For a business originally built around excess 5G wireless network capacity, FWA was always intended to have limits. T-Mobile has said it would stop growing its fixed wireless ranks once the business accounts for around 5% of its total revenue. T-Mobile said it's goal is to have around 7-8 million FWA customers by 2025, and it remains on pace to achieve that objective. 

T-Mobile and Verizon's entry into the home internet market with cheap cellular-based platforms three years ago is a major reason why both Comcast and Charter Communications keep losing wireline broadband customers every quarter -- the two cable giants were down another 65,000 and 72,000 high-speed internet customers respectively in Q1. 

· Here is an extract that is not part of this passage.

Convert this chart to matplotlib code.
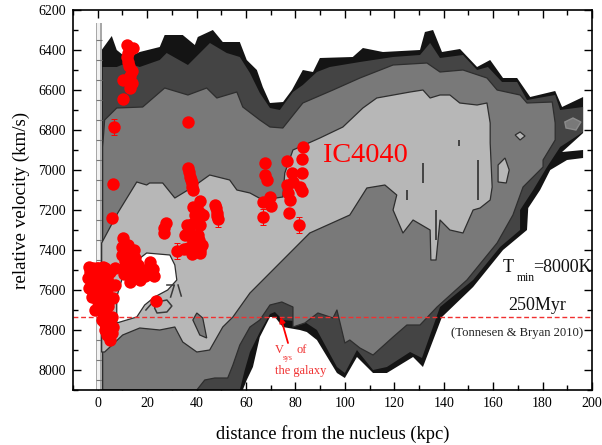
import matplotlib
matplotlib.use("Agg")
from matplotlib import pyplot as plt
from matplotlib.ticker import MultipleLocator

plt.rcParams['font.family'] = ['Liberation Serif', 'DejaVu Serif']

# contour outlines of the simulation map, kpc / km/s
black_x = [1.6, 1.6, 5.7, 7.7, 11.7, 17, 25.1, 27.1, 34.4, 39.3, 40.5, 46.6, 50.6, 57.5, 60.3, 64.4, 66.8, 69.7, 75, 78.6, 83, 87.1, 89.9, 103.2, 107.3, 115.4, 130.4, 132.4, 135.7, 139.3, 146.6, 153.5, 158.8, 164, 169.7, 175, 185.1, 187.9, 196.4, 196.4, 187.9, 196.4, 196.4, 189.9, 183.1, 179, 174.2, 173.7, 164, 151.9, 139.3, 131.6, 127.6, 117, 111.4, 104.9, 100, 96.8, 88.7, 84.6, 81.8, 74.9, 71.7, 69.7, 65.6, 62.8, 60.3, 58.7]
black_y = [8100, 6400, 6330, 6400, 6440, 6410, 6385, 6325, 6325, 6375, 6335, 6300, 6360, 6360, 6450, 6500, 6585, 6665, 6660, 6600, 6500, 6510, 6440, 6435, 6390, 6410, 6400, 6310, 6300, 6410, 6395, 6485, 6450, 6540, 6540, 6635, 6605, 6685, 6635, 6815, 6910, 6900, 6940, 6950, 7000, 7100, 7190, 7300, 7400, 7585, 7735, 7985, 7935, 8015, 8015, 7935, 8040, 8015, 7850, 7810, 7800, 7785, 7735, 7735, 7835, 7985, 8050, 8100]

dark_x = [2, 2, 7.7, 11.7, 17, 25.1, 27.9, 36.5, 45.4, 52.2, 57.5, 61.6, 65.6, 69.7, 73.7, 79, 83, 88.7, 93.9, 106.1, 119.5, 130.4, 134.5, 138.5, 147.8, 153.5, 157.9, 163.6, 169.7, 173.7, 185.1, 187.1, 196.4, 196.4, 187.1, 181.8, 176.2, 170.9, 170.9, 162.8, 151.9, 138.5, 131.2, 126.4, 117, 111.4, 104.9, 100, 96.8, 88.7, 83.8, 74.9, 71.7, 69.7, 65.6, 61.6, 59.5, 57.5]
dark_y = [8100, 6485, 6485, 6465, 6485, 6450, 6415, 6475, 6365, 6415, 6435, 6515, 6615, 6690, 6700, 6610, 6575, 6510, 6485, 6460, 6435, 6425, 6365, 6440, 6425, 6500, 6485, 6560, 6560, 6650, 6625, 6700, 6685, 6810, 6885, 6985, 7100, 7200, 7300, 7385, 7550, 7685, 7940, 7910, 7985, 8000, 7900, 8015, 7985, 7800, 7760, 7750, 7710, 7720, 7810, 7910, 8000, 8100]

medium_x = [2, 2, 2.8, 7.7, 18.2, 27.1, 36.5, 44.1, 48.2, 56.3, 58.7, 65.6, 69.7, 74.9, 83, 95.2, 106.1, 119.5, 133.2, 138.5, 147.8, 157.5, 161.6, 170.9, 173.7, 183.9, 185.1, 185.1, 180.2, 180.2, 172.1, 168, 161.6, 149.4, 137.3, 130.4, 125.1, 119.5, 111.4, 106.1, 102, 100, 96.8, 95.2, 89.1, 83.8, 79, 79, 74.5, 69.7, 65.6, 61.6, 57.5, 54.7, 52.6, 47.4, 43.3, 40.1]
medium_y = [8100, 6885, 6750, 6690, 6685, 6590, 6625, 6590, 6640, 6610, 6685, 6750, 6785, 6790, 6665, 6600, 6540, 6475, 6465, 6510, 6500, 6540, 6600, 6625, 6665, 6660, 6765, 6850, 6950, 6985, 7085, 7225, 7365, 7550, 7685, 7775, 7775, 7835, 7925, 7890, 7850, 7865, 7700, 7740, 7715, 7765, 7785, 7685, 7660, 7675, 7750, 7785, 7875, 7975, 8040, 8040, 8050, 8100]

light_x = [1.6, 1.6, 8.1, 15.8, 19.8, 21, 26.3, 31.2, 38.5, 45.3, 53.4, 56.3, 61.6, 66.8, 74.9, 75.7, 79, 89.9, 99.2, 107.3, 112.9, 126.4, 131.6, 134.5, 138.5, 142.5, 146.5, 153.5, 157.5, 158.8, 158.8, 159.6, 158.8, 154.7, 151.9, 147.8, 142.5, 138.5, 136.9, 134.8, 134.5, 127.6, 123.5, 119.5, 121, 116.2, 108.9, 102, 85.8, 61.6, 54.7, 50.6, 45.3, 40.1, 34.4, 31.2, 25.1, 17, 10.1, 2.8]
light_y = [7910, 7365, 7215, 7060, 7075, 7065, 7065, 7140, 7085, 7025, 7050, 7100, 7115, 7150, 7135, 7015, 6900, 6840, 6785, 6690, 6640, 6610, 6600, 6640, 6625, 6625, 6665, 6675, 6665, 6765, 6865, 7085, 7150, 7190, 7200, 7315, 7300, 7250, 7450, 7450, 7300, 7250, 7315, 7200, 7125, 7075, 7090, 7225, 7315, 7615, 7735, 7785, 7900, 7910, 7860, 7785, 7800, 7790, 7825, 7910]

core_x = [7.7, 7.7, 10.9, 19.8, 29.2, 31.2, 32, 28.3, 23, 19, 15.8]
core_y = [7765, 7635, 7500, 7415, 7425, 7475, 7550, 7600, 7635, 7675, 7735]

island_x = [40.1, 42.5, 44.1, 41.3, 38.5]
island_y = [7715, 7740, 7840, 7825, 7750]
finger_x = [162, 164.8, 166.5, 165.3, 162]
finger_y = [6975, 6940, 7000, 7065, 7060]
spot_x = [168.9, 170.9, 172.9, 170.9]
spot_y = [6825, 6810, 6830, 6850]
ring_x = [189, 192.3, 195.5, 193.5, 189.5]
ring_y = [6760, 6740, 6760, 6800, 6790]

# thin dark streaks: x, y from, y to
streak_x = [131.6, 153.9, 125.1, 146, 137]
streak_from = [6965, 6950, 7100, 6850, 7200]
streak_to = [7065, 7150, 7150, 6880, 7350]
mark_x = [[24, 28, 30, 28, 24, 23, 24], [28, 31, 29.5], [32.5, 33.8], [19.5, 22]]
mark_y = [[7660, 7650, 7680, 7710, 7715, 7690, 7660], [7575, 7575, 7635], [7575, 7630], [7700, 7665]]

# strip at the left edge of the map and its ticks
strip_ticks = [6350, 6450, 6550, 6650, 6750, 6850, 6950, 7050, 7150, 7250, 7350, 7450, 7550, 7650, 7750, 7850, 7950, 8050]

# measured points
dist = [11.8, 14.2, 12.2, 12.2, 13.8, 10.1, 13.8, 13.0, 10.1, 6.5, 36.5, 6.1, 36.5, 37.3, 38.1, 38.5, 41.3, 38.5, 41.3, 47.4, 48.2, 5.7,
	27.6, 26.7, 26.7, 48.6, 39.3, 42.5, 36, 41.3, 35.3, 40.5, 38.5, 42.1, 41.3, 36.5, 32,
	10.1, 9.7, 12.2, 9.7, 12.2, 13, 16.2, 21.1, 22.3, 22.7, 17, 13, 17, 13, 6.9, 2, 6.9, 6.1, 23.5,
	-3.6, -4, -3.6, -2.4, -1.2, 0.8, 0, 1.6, -0.4, 3.6, 3.6, 5.7, 1.6, 2.8, 6.1, 4.9, 3.6, 5.7, 0.4, 2.4,
	83.1, 82.7, 76.6, 67.7, 67.7, 68.5, 78.6, 82.7, 79, 76.6, 81.8, 82.7, 77, 77.8, 69.7, 66.9, 70.1, 77.4, 66.9, 81.4,
	-3, -2, -1, 0, 1, 2, 3, 4, -2, 0, 1, 2, 3, 4, 5, 3.5, 5, 3, 4, 5, 2, 2,
	10.5, 10.5, 15, 15, 15, 19, 19, 11, 14.5,
	37, 38, 35, 39, 40, 38, 41, 41.5, 38, 40, 48, 48.4, 12, 12.5, 13, 36.9, 37.7, 38.3]
vel = [6375, 6390, 6415, 6460, 6505, 6550, 6565, 6590, 6645, 6785, 6760, 7070, 6990, 7035, 7065, 7100, 7155, 7185, 7215, 7175, 7215, 7240,
	7265, 7315, 7290, 7245, 7225, 7225, 7275, 7275, 7325, 7325, 7365, 7375, 7415, 7390, 7405,
	7340, 7385, 7375, 7425, 7425, 7465, 7475, 7460, 7495, 7530, 7550, 7560, 7510, 7515, 7490, 7485, 7575, 7640, 7655,
	7485, 7540, 7590, 7635, 7700, 7535, 7600, 7665, 7490, 7535, 7600, 7735, 7750, 7800, 7785, 7850, 7825, 7815, 7650, 7700,
	6885, 6945, 6955, 6965, 7025, 7050, 7015, 7015, 7060, 7075, 7085, 7105, 7115, 7150, 7135, 7160, 7180, 7215, 7235, 7275,
	7510, 7560, 7610, 7660, 7700, 7740, 7770, 7800, 7490, 7490, 7560, 7590, 7640, 7680, 7640, 7720, 7770, 7490, 7560, 7510, 7560, 7620,
	7490, 7520, 7440, 7500, 7540, 7500, 7530, 7455, 7400,
	7300, 7340, 7395, 7400, 7250, 7270, 7350, 7400, 7420, 7190, 7190, 7230, 6435, 6480, 6530, 7010, 7050, 7085]

err_dist = [6.5, 48.6, 66.9, 81.4, 32, 16.2]
err_vel = [6785, 7245, 7235, 7275, 7405, 7475]
err_size = [38, 38, 38, 38, 38, 38]

fig = plt.figure(figsize=(6.02, 4.45), dpi=100)
ax = fig.add_axes([73 / 602, 1 - 390 / 445, (592 - 73) / 602, (390 - 10) / 445])

ax.fill(black_x, black_y, color='#141414', lw=0, zorder=1)
ax.fill(dark_x, dark_y, color='#444444', lw=0, zorder=2)
ax.fill(medium_x, medium_y, facecolor='#797979', edgecolor='#2e2e2e', lw=0.9, joinstyle='round', zorder=3)
ax.fill(light_x, light_y, facecolor='#b7b7b7', edgecolor='#2e2e2e', lw=0.9, joinstyle='round', zorder=4)
ax.fill(core_x, core_y, facecolor='white', edgecolor='#2e2e2e', lw=0.9, joinstyle='round', zorder=5)
ax.fill(island_x, island_y, facecolor='#797979', edgecolor='#2e2e2e', lw=0.9, zorder=5)
ax.fill(finger_x, finger_y, facecolor='#b7b7b7', edgecolor='#2e2e2e', lw=0.9, zorder=5)
ax.fill(spot_x, spot_y, facecolor='#b7b7b7', edgecolor='#2e2e2e', lw=0.9, zorder=5)
ax.fill(ring_x, ring_y, facecolor='#797979', edgecolor='#8c8c8c', lw=1.0, zorder=5)
ax.vlines(streak_x, streak_from, streak_to, color='#3a3a3a', lw=1.3, zorder=5)
for mx, my in zip(mark_x, mark_y):
	ax.plot(mx, my, color='#3a3a3a', lw=1.1, zorder=5)

ax.axvspan(-0.8, 1.6, ymin=0, ymax=(8100 - 6265) / 1900, color='#a8a8a8', lw=0, zorder=2)
ax.axvspan(-0.3, 0.9, ymin=0, ymax=(8100 - 6265) / 1900, color='#f2f2f2', lw=0, zorder=2)
ax.hlines(strip_ticks, -0.8, 1.6, color='#777777', lw=0.8, zorder=2)

ax.axhline(7735, color='#f03030', lw=1.0, ls=(0, (3.5, 2)), zorder=6)

ax.errorbar(err_dist, err_vel, yerr=err_size, fmt='none', ecolor='red', elinewidth=0.7, capsize=2, capthick=0.7, zorder=7)
ax.scatter(dist, vel, s=80, color='red', lw=0, zorder=8)

ax.set_xlim(-10, 200)
ax.set_ylim(8100, 6200)
ax.xaxis.set_major_locator(MultipleLocator(20))
ax.xaxis.set_minor_locator(MultipleLocator(10))
ax.yaxis.set_major_locator(MultipleLocator(200))
ax.yaxis.set_minor_locator(MultipleLocator(100))
ax.tick_params(which='major', direction='in', length=6, width=1.0, top=True, right=True, labelsize=10, pad=5)
ax.tick_params(which='minor', direction='in', length=3.5, width=1.0, top=True, right=True)
for s in ax.spines.values():
	s.set_linewidth(1.2)
	s.set_zorder(10)

ax.set_xlabel("distance from the nucleus (kpc)", fontsize=13.3, labelpad=11)
ax.set_ylabel("relative velocity (km/s)", fontsize=13.7, labelpad=6)

ax.text(91, 6925, "IC4040", color='red', fontsize=20.3, va='center', zorder=9)
ax.text(164, 7490, "T", color='#111111', fontsize=13, va='center', zorder=9)
ax.text(169.4, 7540, "min", color='#111111', fontsize=8.5, va='center', zorder=9)
ax.text(176, 7490, "=8000K", color='#111111', fontsize=13, va='center', zorder=9)
ax.text(178, 7680, "250Myr", color='#111111', fontsize=13, va='center', ha='center', zorder=9)
ax.text(143, 7815, "(Tonnesen & Bryan 2010)", color='#222222', fontsize=9.1, va='center', zorder=9)

ax.text(71.7, 7900, "V", color='#f03030', fontsize=8.9, va='center', zorder=9)
ax.text(75, 7940, "sys", color='#f03030', fontsize=5.5, va='center', zorder=9)
ax.text(80.5, 7900, "of", color='#f03030', fontsize=8.9, va='center', zorder=9)
ax.text(71.7, 8005, "the galaxy", color='#f03030', fontsize=8.9, va='center', zorder=9)
ax.annotate("", xy=(74, 7735), xytext=(77, 7865), zorder=9,
	arrowprops=dict(arrowstyle='-|>', color='red', lw=1.3, mutation_scale=8, shrinkA=0, shrinkB=0))

plt.savefig("out.png", dpi=100)
plt.close(fig)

(Image credit: MoffettNathanson)

In his note to investors Friday following Charter's Q1 earnings report, equity analyst Craig Moffett remarked, "With FWA now clearly on the downslope, we believe the headwinds to cable broadband very likely peaked in Q4 of last year."

Moffett also noted that AT&T's fiber-to-the-home business also saw diminished customer growth in the first quarter, down to 252,000 customers from 272,000 a year prior. 

But cable investors shouldn't expect a major growth rebound just yet, he said.

"Under other circumstances, these welcome portents might well have already sparked a significant rally in cable stocks, where broadband competition is virtually all that matters," Moffett added. "But the house on fire for the moment isn’t the competitive threat posed by FTTH or FWA, but instead is the [expiration] of the government's Affordable Connectivity Program subsidy program. Charter leaned into ACP like no other peer, building their ACP sub count to five million. No other operator is close to being as exposed."